El gesto de Serrano de no querer ver al Papa, en realidad, tenía otra razón. Para cuando el cuñado del general Franco pisó Roma, en Madrid el nuncio Cicognani ya había admitido ante el gobierno español la posibilidad de que, para la urgente provisión de sedes episcopales, se discutiese con el Caudillo la lista de los candidatos; todo ello a cambio de que dicha concesión no se tomase como un precedente para el acuerdo final. Los hombres del gobierno, sin embargo, habían contestado que no, y habían seguido en sus trece de exigir el derecho de Patronato en toda su extensión. Cicognani, al parecer, había empezado por entonces a maliciarse que el problema no era Franco, sino el marido de la hermana de su mujer. Por ello, Cicognani había confiado en que, si Serrano, como él suponía, era el gran escollo para un acuerdo con el gobierno español, ese escollo tal vez podría removerse, o reducirse, mediante la entrevista directa del infrascrito con el Papa. Y, probablemente, es por eso por lo que Serrano no quiso tener dicha entrevista; no quería dar la oportunidad de un acuerdo antes de ser, formalmente, ministro de Exteriores y tener, por ello, la negociación en sus manos.
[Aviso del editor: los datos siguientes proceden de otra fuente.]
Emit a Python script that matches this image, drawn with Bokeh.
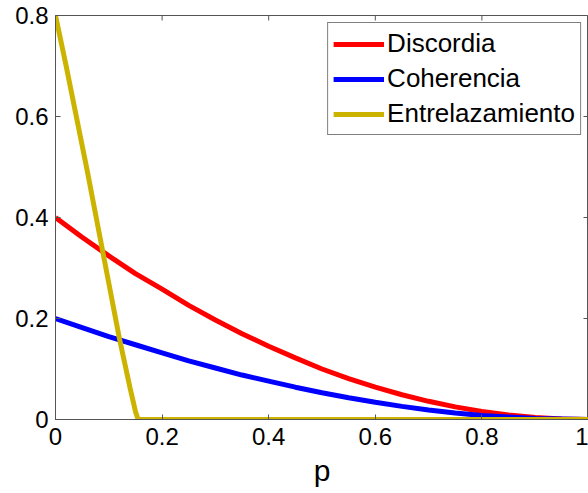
import math
from bokeh.plotting import figure
from bokeh.models import FixedTicker, Legend, LegendItem, Range1d
from bokeh.embed import file_html
from bokeh.resources import INLINE

# Data
p_vals = [0.0, 0.05, 0.10, 0.15, 0.20, 0.25, 0.30, 0.35, 0.40, 0.45, 0.50,
          0.55, 0.60, 0.65, 0.70, 0.75, 0.80, 0.85, 0.90, 0.95, 1.0]
discordia = [0.400, 0.361, 0.324, 0.289, 0.258, 0.226, 0.197, 0.170, 0.145, 0.122, 0.100,
             0.081, 0.064, 0.049, 0.036, 0.025, 0.016, 0.009, 0.004, 0.001, 0.0]
coherencia = [0.200, 0.182, 0.164, 0.148, 0.132, 0.116, 0.102, 0.088, 0.076, 0.064, 0.053,
              0.043, 0.034, 0.026, 0.019, 0.013, 0.008, 0.005, 0.002, 0.001, 0.0]
p_ent = [0.0, 0.02, 0.04, 0.06, 0.08, 0.10, 0.12, 0.14, 0.15, 0.155, 0.20, 0.40, 0.60, 0.80, 1.0]
entrelazamiento = [0.80, 0.70, 0.595, 0.49, 0.38, 0.27, 0.16, 0.062, 0.016, 0.0, 0.0, 0.0, 0.0, 0.0, 0.0]

x_ticks = [0, 0.2, 0.4, 0.6, 0.8, 1]
y_ticks = [0, 0.2, 0.4, 0.6, 0.8]
labels = ["Discordia", "Coherencia", "Entrelazamiento"]
colors = ["#FF0000", "#0000FF", "#CCB300"]

FONT = "Liberation Sans"
AX_COL = "#555555"
x_min, x_max = x_ticks[0], x_ticks[-1]
y_min, y_max = y_ticks[0], y_ticks[-1]

p = figure(width=588, height=493, output_backend="svg", toolbar_location=None,
           x_range=Range1d(x_min, x_max), y_range=Range1d(y_min, y_max),
           min_border_left=55, min_border_top=15, min_border_bottom=74, min_border_right=0,
           x_axis_label="p")
p.background_fill_color = "white"
p.border_fill_color = "white"
p.grid.visible = False
p.outline_line_color = AX_COL
p.outline_line_width = 1

for ax, ticks in ((p.xaxis[0], x_ticks), (p.yaxis[0], y_ticks)):
    ax.ticker = FixedTicker(ticks=ticks)
    ax.major_tick_in = 5
    ax.major_tick_out = 0
    ax.minor_tick_line_color = None
    ax.axis_line_color = AX_COL
    ax.major_tick_line_color = AX_COL
    ax.major_label_text_font = FONT
    ax.major_label_text_font_size = "24px"
    ax.major_label_text_color = "black"

p.xaxis[0].major_label_standoff = 8
p.yaxis[0].major_label_standoff = 7
p.xaxis[0].axis_label_text_font = FONT
p.xaxis[0].axis_label_text_font_size = "30px"
p.xaxis[0].axis_label_text_font_style = "normal"
p.xaxis[0].axis_label_text_color = "black"
p.xaxis[0].axis_label_standoff = 6

# inward ticks on the top and right edges (half of each dash is clipped by the frame)
p.scatter(x_ticks, [y_max] * len(x_ticks), marker="dash", size=10, angle=math.pi / 2,
          line_color=AX_COL, line_width=1)
p.scatter([x_max] * len(y_ticks), y_ticks, marker="dash", size=10, angle=0,
          line_color=AX_COL, line_width=1)

r1 = p.line(p_vals, discordia, line_color=colors[0], line_width=5)
r2 = p.line(p_vals, coherencia, line_color=colors[1], line_width=5)
r3 = p.line(p_ent, entrelazamiento, line_color=colors[2], line_width=5)

legend = Legend(items=[LegendItem(label=labels[0], renderers=[r1]),
                       LegendItem(label=labels[1], renderers=[r2]),
                       LegendItem(label=labels[2], renderers=[r3])],
                location="top_right")
legend.label_text_font = FONT
legend.label_text_font_size = "26px"
legend.label_text_color = "black"
legend.glyph_width = 51
legend.glyph_height = 28
legend.label_height = 28
legend.label_standoff = 3
legend.spacing = 4
legend.padding = 5
legend.margin = 7
legend.border_line_color = "black"
legend.border_line_width = 1
legend.background_fill_alpha = 1
p.add_layout(legend)

open("out.html", "w").write(file_html(p, INLINE))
El astuto nuncio papal iba a irse de España a principios de octubre de aquel año en un viaje a Roma. Pero se tuvo que quedar por lo mucho que se enrareció el ambiente por la decisión de Serrano de hacerle un feo al sacerdote Ariel. El cabreo vaticano fue tan mayúsculo que, en Roma, y pese a estar ya impreso en las invitaciones, Maglione no se presentó en el bautizo del hijo del embajador español, después de que, como digo, se había comprometido a lavarle la cabeza.